Tout porte donc à croire que le président syrien n’est pas près de partir, grâce à un jeu d’équilibriste subtile joué par Moscou. Or, un tel scénario présente aussi des risques.

« La crise est complexe, et ne peut pas être résolue aussi facilement que cela. Ce n’est plus du tout un conflit entre un régime tyrannique et un peuple opprimé, comme ça avait commencé. Il y a de nombreuses parties en jeu et des enjeux très différents, parfois opposés. C’est pour cela que toute solution doit impérativement passer d’un côté par un accord régional entre l’Arabie saoudite et l’Iran, et de l’autre par un accord international, entre les Etats-Unis et la Russie », explique Dr Hassan Nafea, professeur de sciences politiques à l’Université du Caire et chercheur au Centre des Etudes Politiques et Stratégiques (CEPS) d’Al-Ahram. Et d’ajouter : « Or, ceci est très difficile, en même temps, et tel est le dilemme, aucune solution militaire n’est possible, tout le monde en est conscient ».

Et c’est justement parce que tout le monde en est conscient que les choses ont commencé à bouger. C’est déjà ça, estiment les analystes.

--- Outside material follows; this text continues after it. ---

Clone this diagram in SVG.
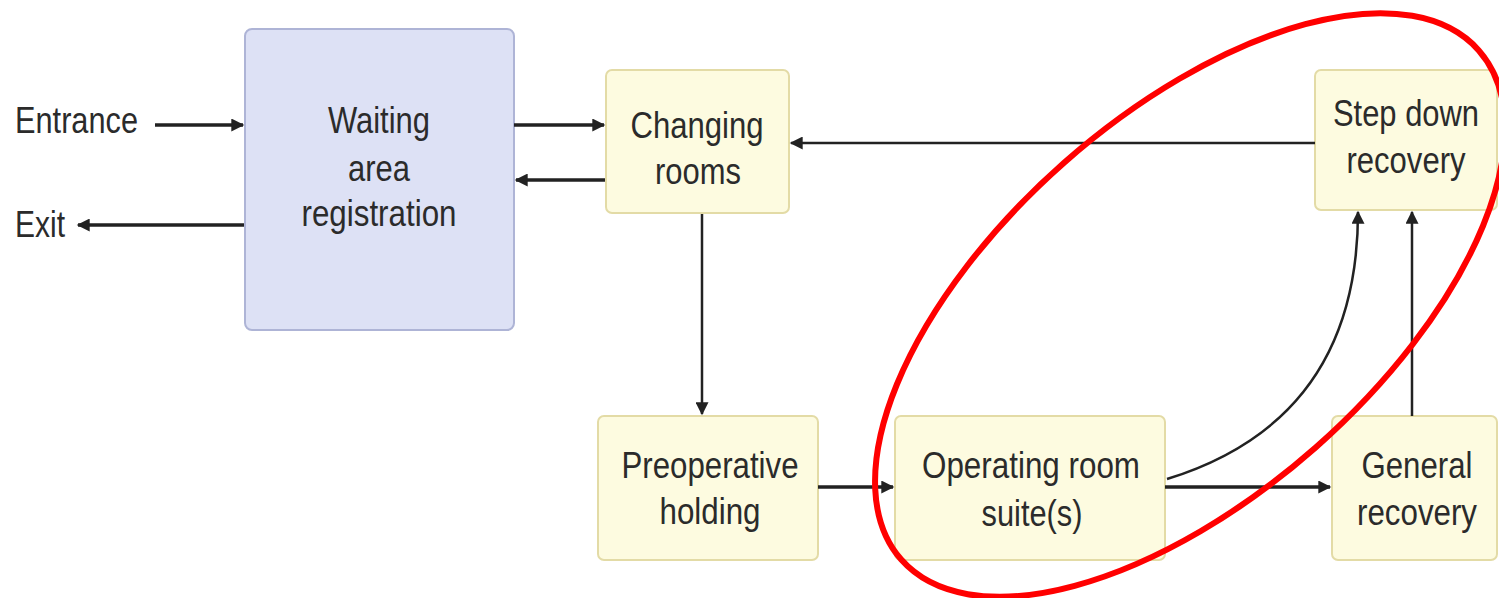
<svg xmlns="http://www.w3.org/2000/svg" width="1499" height="598" viewBox="0 0 1499 598">
<style>
.y{fill:#fdfbe0;stroke:#e3dba6;stroke-width:2}
.b{fill:#dde1f5;stroke:#aeb4d6;stroke-width:2}
.t{font-family:"Liberation Sans",Arial,sans-serif;font-size:36px;fill:#2b2b2b;text-anchor:middle}
.l{font-family:"Liberation Sans",Arial,sans-serif;font-size:36px;fill:#2b2b2b}
.c{fill:none;stroke:#222;stroke-width:3.5}
.v{fill:none;stroke:#222;stroke-width:2.5}
</style>
<defs>
<marker id="ah" viewBox="0 0 10 10" refX="9" refY="5" markerWidth="15" markerHeight="13" markerUnits="userSpaceOnUse" orient="auto">
<path d="M0,0 L10,5 L0,10 z" fill="#222"/>
</marker>
</defs>
<rect width="1499" height="598" fill="#fff"/>
<g id="entrance"><text class="l" x="15" y="133" textLength="123" lengthAdjust="spacingAndGlyphs">Entrance</text></g>
<g id="exit"><text class="l" x="15" y="237" textLength="50" lengthAdjust="spacingAndGlyphs">Exit</text></g>
<g id="waiting">
<rect class="b" x="245" y="29" width="269" height="301" rx="7"/>
<text class="t" x="379" y="133" textLength="102" lengthAdjust="spacingAndGlyphs">Waiting</text>
<text class="t" x="379" y="181" textLength="62" lengthAdjust="spacingAndGlyphs">area</text>
<text class="t" x="379" y="226" textLength="155" lengthAdjust="spacingAndGlyphs">registration</text>
</g>
<g id="changing">
<rect class="y" x="606" y="70" width="183" height="143" rx="6"/>
<text class="t" x="697" y="138" textLength="133" lengthAdjust="spacingAndGlyphs">Changing</text>
<text class="t" x="698" y="184" textLength="86" lengthAdjust="spacingAndGlyphs">rooms</text>
</g>
<g id="stepdown">
<rect class="y" x="1315" y="70" width="182" height="140" rx="6"/>
<text class="t" x="1406" y="126" textLength="146" lengthAdjust="spacingAndGlyphs">Step down</text>
<text class="t" x="1406" y="173" textLength="119" lengthAdjust="spacingAndGlyphs">recovery</text>
</g>
<g id="preop">
<rect class="y" x="598" y="416" width="220" height="144" rx="6"/>
<text class="t" x="710" y="478" textLength="177" lengthAdjust="spacingAndGlyphs">Preoperative</text>
<text class="t" x="710" y="524" textLength="101" lengthAdjust="spacingAndGlyphs">holding</text>
</g>
<g id="operating">
<rect class="y" x="895" y="416" width="270" height="144" rx="6"/>
<text class="t" x="1031" y="478" textLength="218" lengthAdjust="spacingAndGlyphs">Operating room</text>
<text class="t" x="1032" y="526" textLength="101" lengthAdjust="spacingAndGlyphs">suite(s)</text>
</g>
<g id="general">
<rect class="y" x="1332" y="416" width="165" height="144" rx="6"/>
<text class="t" x="1417" y="478" textLength="111" lengthAdjust="spacingAndGlyphs">General</text>
<text class="t" x="1417" y="525" textLength="120" lengthAdjust="spacingAndGlyphs">recovery</text>
</g>
<g id="connectors">
<path class="c" d="M155,125 H243" marker-end="url(#ah)"/>
<path class="c" d="M244,225 H78" marker-end="url(#ah)"/>
<path class="c" d="M514,125 H604" marker-end="url(#ah)"/>
<path class="c" d="M605,180 H516" marker-end="url(#ah)"/>
<path class="v" d="M1315,143 H791" marker-end="url(#ah)"/>
<path class="v" d="M702,214 V414" marker-end="url(#ah)"/>
<path class="c" d="M818,487 H893" marker-end="url(#ah)"/>
<path class="c" d="M1165,487 H1330" marker-end="url(#ah)"/>
<path class="v" d="M1167,479 Q1358,420 1358,212" marker-end="url(#ah)"/>
<path class="v" d="M1412,416 V212" marker-end="url(#ah)"/>
</g>
<g id="highlight">
<ellipse cx="1190" cy="305" rx="385" ry="190" transform="rotate(-41.4 1190 305)" fill="none" stroke="#f00" stroke-width="6"/>
</g>
</svg>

De là à espérer que la prochaine réunion de New York aboutisse à quelque chose, non. « Si les Américains et les Russes parviennent à s’entendre sur le principe, ils opteront ensuite pour la politique des petits pas, en avançant étape par étape. D’ici là, les tractations seront difficiles et longues », prévoit Dr Hicham Ahmed. Plus pessimiste, Dr Hassan Nafea, estime : « Ce sera une réunion comme les autres, avec peut-être quelques avancées minimes. Car à l’heure qu’il est, aucune solution définitive n’est applicable ». Et de conclure : « Il ne faut pas oublier que la crise syrienne n’est que le reflet de la complexité de situation au Proche-Orient et des changements géostratégiques et géopolitiques à venir ».